O que, neste último caso, já quase quase aconteceu. Cheguei meia noite e tanto no apartamento de uma amiga fotógrafa, que morava em Madrid, para um turismo barato de fim de semana. Eu só a havia visto uma vez. Amigos em comum, contato via Facebook e essas coisas. Depois dos cumprimentos era tomar um banho e dormir. Escorreguei na banheira e caí de costas para fora, destruí a cortina do banheiro dela e depois constatei que minha nuca passara a poucos centímetros da pia. Que morte estúpida teria sido. Ficar estribuchando no chão do banheiro da minha anfitriã aterrorizada até que qualquer resgate chegasse tarde demais. Por que é que eu estava viajando por ali, em primeiro lugar? Eu poderia estar cantando.
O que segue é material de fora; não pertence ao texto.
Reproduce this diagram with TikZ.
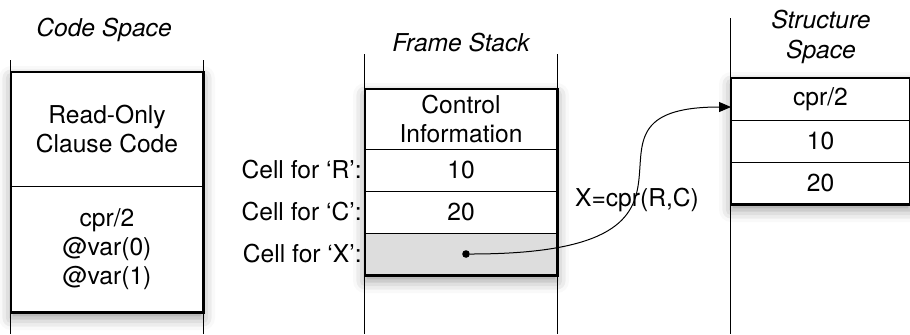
\documentclass[tikz,border=0pt]{standalone}
\usepackage{fontspec}
\setmainfont{TeX Gyre Heros}
\usepackage{tikz}
\usetikzlibrary{arrows.meta,positioning,fit,backgrounds,calc,shadows.blur}
\definecolor{cellgrey}{HTML}{DDDDDD}

\begin{document}
\begin{tikzpicture}[x=0.5pt,y=-0.5pt,font=\fontsize{12.3}{14.5}\selectfont,
  cell/.style={draw,line width=0.5pt,minimum width=96pt,inner sep=0pt,outer sep=0pt,align=center,anchor=north},
  title/.style={font=\fontsize{12.3}{15}\selectfont\itshape,align=center},
  lab/.style={anchor=east,inner sep=0pt},
  frame/.style={fill=white,inner sep=0pt,blur shadow={shadow xshift=0pt,shadow yshift=-3pt,shadow blur radius=6pt,shadow opacity=40}},
  edge/.style={line width=1.1pt},
  rail/.style={line width=0.5pt},
  dot/.style={circle,fill=black,minimum size=3.8pt,inner sep=0pt},
  ptr/.style={-{Triangle[length=6pt,width=5pt]},line width=0.5pt}]
  \useasboundingbox (0,0) rectangle (910,334);
  % code space
  \node[title] (cs) at (104,30) {Code Space};
  \node[cell,minimum height=57pt] (ro) at (107,72) {Read-Only\\Clause Code};
  \node[cell,minimum height=63pt,below=0pt of ro] (cc) {cpr/2\\@var(0)\\@var(1)};
  % frame stack
  \node[title] (fs) at (461,43) {Frame Stack};
  \node[cell,minimum height=30pt] (ci) at (461,89) {Control\\Information};
  \node[cell,minimum height=21pt,below=0pt of ci] (fr) {10};
  \node[cell,minimum height=21pt,below=0pt of fr] (fc) {20};
  \node[cell,minimum height=21pt,fill=cellgrey,below=0pt of fc] (fx) {};
  \node[lab,left=1.5pt of fr] (lr) {Cell for `R':};
  \node[lab,left=1.5pt of fc] (lc) {Cell for `C':};
  \node[lab,left=1.5pt of fx] (lx) {Cell for `X':};
  % structure space
  \node[title] (ss) at (821,37) {Structure\\Space};
  \node[cell,minimum width=89.5pt,minimum height=21pt] (s1) at (820.5,78) {cpr/2};
  \node[cell,minimum width=89.5pt,minimum height=21pt,below=0pt of s1] (s2) {10};
  \node[cell,minimum width=89.5pt,minimum height=21pt,below=0pt of s2] (s3) {20};
  \begin{scope}[on background layer]
    \node[frame,fit=(ro)(cc)] (code) {};
    \node[frame,fit=(ci)(fx)] (stack) {};
    \node[frame,fit=(s1)(s3)] (heap) {};
  \end{scope}
  \draw[edge] (code.north west) rectangle (code.south east);
  \draw[edge] (stack.north west) rectangle (stack.south east);
  \draw[edge] (heap.north west) rectangle (heap.south east);
  % side rails
  \draw[rail] (code.west |- 0,60) -- (code.west |- 0,334);
  \draw[rail] (code.east |- 0,60) -- (code.east |- 0,334);
  \draw[rail] (stack.west |- 0,54) -- (stack.west |- 0,334);
  \draw[rail] (stack.east |- 0,54) -- (stack.east |- 0,334);
  \draw[rail] (heap.west |- 0,18) -- (heap.west |- 0,334);
  % pointer from X into the heap
  \node[dot] (xp) at ([xshift=2.5pt]fx.center) {};
  \node (eq) at (637,200) {X=cpr(R,C)};
  \draw[ptr] (xp) .. controls +(295,0) and +(-185,0) .. ([yshift=-4pt]s1.west);
\end{tikzpicture}
\end{document}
Mas é o que as pessoas normais fazem. Viajam e tiram fotos e colocam nas redes sociais. Trabalham meses juntando dinheiro para fazer algo nas férias e depois viajam para esquecer de tudo o que desistiram ao longo do ano.


Eu fiquei contente com o elogio. É claro que fiquei. A ponto de achar que boa parte dele foi uma gentileza exagerada. Não havia afinal nenhum compromisso ali. Mas não tenho como esconder minha crise.


Estou desapontado comigo por nunca ter confiado o suficiente em mim para continuar a me desenvolver numa ascensão monotônica, ainda que lenta, por todas essas décadas. E estou desapontado comigo por não prestar nem mesmo para ser um fracasso total e viver assim livre das torturas das dúvidas. Fracassei em ser um sucesso e fracassei em fracassar.

Vejo o sol preguiçosamente aparecendo novamente no horizonte e penso no poder dessas teimosias cósmicas. Sinto-me, de repente, uma espécie de rascunho bonito. E vou pensando em como passar a limpo.